| Stated problem |
In your copy, leave out the pictures; write out all the data exactly.

>> Begin Dataset section

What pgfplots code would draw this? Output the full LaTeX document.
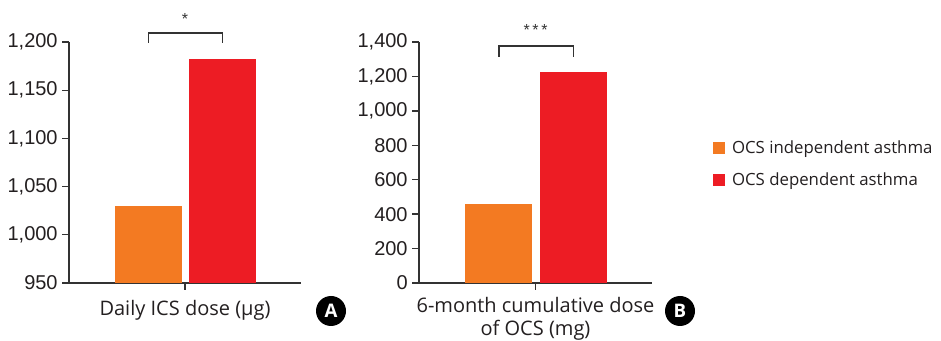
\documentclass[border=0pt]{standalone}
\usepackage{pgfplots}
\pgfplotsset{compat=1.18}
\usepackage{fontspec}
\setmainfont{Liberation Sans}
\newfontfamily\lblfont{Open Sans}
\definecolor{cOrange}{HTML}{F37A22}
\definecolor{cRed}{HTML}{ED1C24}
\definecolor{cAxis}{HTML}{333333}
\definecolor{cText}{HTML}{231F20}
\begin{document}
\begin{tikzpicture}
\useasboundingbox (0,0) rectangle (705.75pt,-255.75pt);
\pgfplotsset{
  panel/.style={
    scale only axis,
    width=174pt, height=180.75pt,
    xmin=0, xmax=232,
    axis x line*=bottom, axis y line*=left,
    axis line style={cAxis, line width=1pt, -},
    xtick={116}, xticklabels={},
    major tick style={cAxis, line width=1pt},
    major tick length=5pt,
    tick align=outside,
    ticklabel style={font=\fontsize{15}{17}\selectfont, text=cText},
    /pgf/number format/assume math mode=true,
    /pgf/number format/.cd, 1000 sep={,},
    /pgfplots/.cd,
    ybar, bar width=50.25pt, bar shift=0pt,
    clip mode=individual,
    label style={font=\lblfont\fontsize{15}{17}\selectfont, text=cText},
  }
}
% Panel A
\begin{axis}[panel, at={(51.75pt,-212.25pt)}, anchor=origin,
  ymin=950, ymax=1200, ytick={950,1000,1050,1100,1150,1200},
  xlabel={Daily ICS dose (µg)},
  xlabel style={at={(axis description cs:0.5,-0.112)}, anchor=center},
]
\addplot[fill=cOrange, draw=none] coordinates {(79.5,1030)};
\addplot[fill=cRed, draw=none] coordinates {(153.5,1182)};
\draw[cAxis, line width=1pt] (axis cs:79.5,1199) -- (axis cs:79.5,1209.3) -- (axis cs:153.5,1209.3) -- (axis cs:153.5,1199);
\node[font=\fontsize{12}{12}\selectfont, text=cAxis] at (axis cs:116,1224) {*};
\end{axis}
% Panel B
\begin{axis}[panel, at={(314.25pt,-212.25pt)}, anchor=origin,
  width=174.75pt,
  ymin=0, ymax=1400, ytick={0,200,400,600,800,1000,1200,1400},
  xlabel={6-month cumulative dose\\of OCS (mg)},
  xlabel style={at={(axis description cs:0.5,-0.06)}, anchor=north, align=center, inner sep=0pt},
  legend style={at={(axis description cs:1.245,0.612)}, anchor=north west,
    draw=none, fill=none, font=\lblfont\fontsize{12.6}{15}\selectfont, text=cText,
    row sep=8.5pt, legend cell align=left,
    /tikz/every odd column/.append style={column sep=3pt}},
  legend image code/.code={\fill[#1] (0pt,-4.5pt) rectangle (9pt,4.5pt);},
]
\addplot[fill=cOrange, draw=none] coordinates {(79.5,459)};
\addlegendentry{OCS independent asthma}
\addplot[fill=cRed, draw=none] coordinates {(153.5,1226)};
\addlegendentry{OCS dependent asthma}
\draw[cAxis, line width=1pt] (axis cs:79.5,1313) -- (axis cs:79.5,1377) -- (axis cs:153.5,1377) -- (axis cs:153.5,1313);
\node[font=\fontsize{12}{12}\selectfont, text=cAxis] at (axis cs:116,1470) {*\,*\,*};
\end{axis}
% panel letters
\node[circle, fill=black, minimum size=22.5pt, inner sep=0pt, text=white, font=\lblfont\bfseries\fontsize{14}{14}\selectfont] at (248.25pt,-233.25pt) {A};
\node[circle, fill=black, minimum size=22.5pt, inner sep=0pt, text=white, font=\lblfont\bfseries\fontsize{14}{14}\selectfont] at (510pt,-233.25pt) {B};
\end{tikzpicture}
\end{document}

>> End Dataset section

| Expected answer |
What pgfplots code would draw this? Output the full LaTeX document.
\documentclass[border=0pt]{standalone}
\usepackage{pgfplots}
\pgfplotsset{compat=1.18}
\usepackage{fontspec}
\setmainfont{Liberation Sans}
\newfontfamily\lblfont{Open Sans}
\definecolor{cOrange}{HTML}{F37A22}
\definecolor{cRed}{HTML}{ED1C24}
\definecolor{cAxis}{HTML}{333333}
\definecolor{cText}{HTML}{231F20}
\begin{document}
\begin{tikzpicture}
\useasboundingbox (0,0) rectangle (705.75pt,-255.75pt);
\pgfplotsset{
  panel/.style={
    scale only axis,
    width=174pt, height=180.75pt,
    xmin=0, xmax=232,
    axis x line*=bottom, axis y line*=left,
    axis line style={cAxis, line width=1pt, -},
    xtick={116}, xticklabels={},
    major tick style={cAxis, line width=1pt},
    major tick length=5pt,
    tick align=outside,
    ticklabel style={font=\fontsize{15}{17}\selectfont, text=cText},
    /pgf/number format/assume math mode=true,
    /pgf/number format/.cd, 1000 sep={,},
    /pgfplots/.cd,
    ybar, bar width=50.25pt, bar shift=0pt,
    clip mode=individual,
    label style={font=\lblfont\fontsize{15}{17}\selectfont, text=cText},
  }
}
% Panel A
\begin{axis}[panel, at={(51.75pt,-212.25pt)}, anchor=origin,
  ymin=950, ymax=1200, ytick={950,1000,1050,1100,1150,1200},
  xlabel={Daily ICS dose (µg)},
  xlabel style={at={(axis description cs:0.5,-0.112)}, anchor=center},
]
\addplot[fill=cOrange, draw=none] coordinates {(79.5,1030)};
\addplot[fill=cRed, draw=none] coordinates {(153.5,1182)};
\draw[cAxis, line width=1pt] (axis cs:79.5,1199) -- (axis cs:79.5,1209.3) -- (axis cs:153.5,1209.3) -- (axis cs:153.5,1199);
\node[font=\fontsize{12}{12}\selectfont, text=cAxis] at (axis cs:116,1224) {*};
\end{axis}
% Panel B
\begin{axis}[panel, at={(314.25pt,-212.25pt)}, anchor=origin,
  width=174.75pt,
  ymin=0, ymax=1400, ytick={0,200,400,600,800,1000,1200,1400},
  xlabel={6-month cumulative dose\\of OCS (mg)},
  xlabel style={at={(axis description cs:0.5,-0.06)}, anchor=north, align=center, inner sep=0pt},
  legend style={at={(axis description cs:1.245,0.612)}, anchor=north west,
    draw=none, fill=none, font=\lblfont\fontsize{12.6}{15}\selectfont, text=cText,
    row sep=8.5pt, legend cell align=left,
    /tikz/every odd column/.append style={column sep=3pt}},
  legend image code/.code={\fill[#1] (0pt,-4.5pt) rectangle (9pt,4.5pt);},
]
\addplot[fill=cOrange, draw=none] coordinates {(79.5,459)};
\addlegendentry{OCS independent asthma}
\addplot[fill=cRed, draw=none] coordinates {(153.5,1226)};
\addlegendentry{OCS dependent asthma}
\draw[cAxis, line width=1pt] (axis cs:79.5,1313) -- (axis cs:79.5,1377) -- (axis cs:153.5,1377) -- (axis cs:153.5,1313);
\node[font=\fontsize{12}{12}\selectfont, text=cAxis] at (axis cs:116,1470) {*\,*\,*};
\end{axis}
% panel letters
\node[circle, fill=black, minimum size=22.5pt, inner sep=0pt, text=white, font=\lblfont\bfseries\fontsize{14}{14}\selectfont] at (248.25pt,-233.25pt) {A};
\node[circle, fill=black, minimum size=22.5pt, inner sep=0pt, text=white, font=\lblfont\bfseries\fontsize{14}{14}\selectfont] at (510pt,-233.25pt) {B};
\end{tikzpicture}
\end{document}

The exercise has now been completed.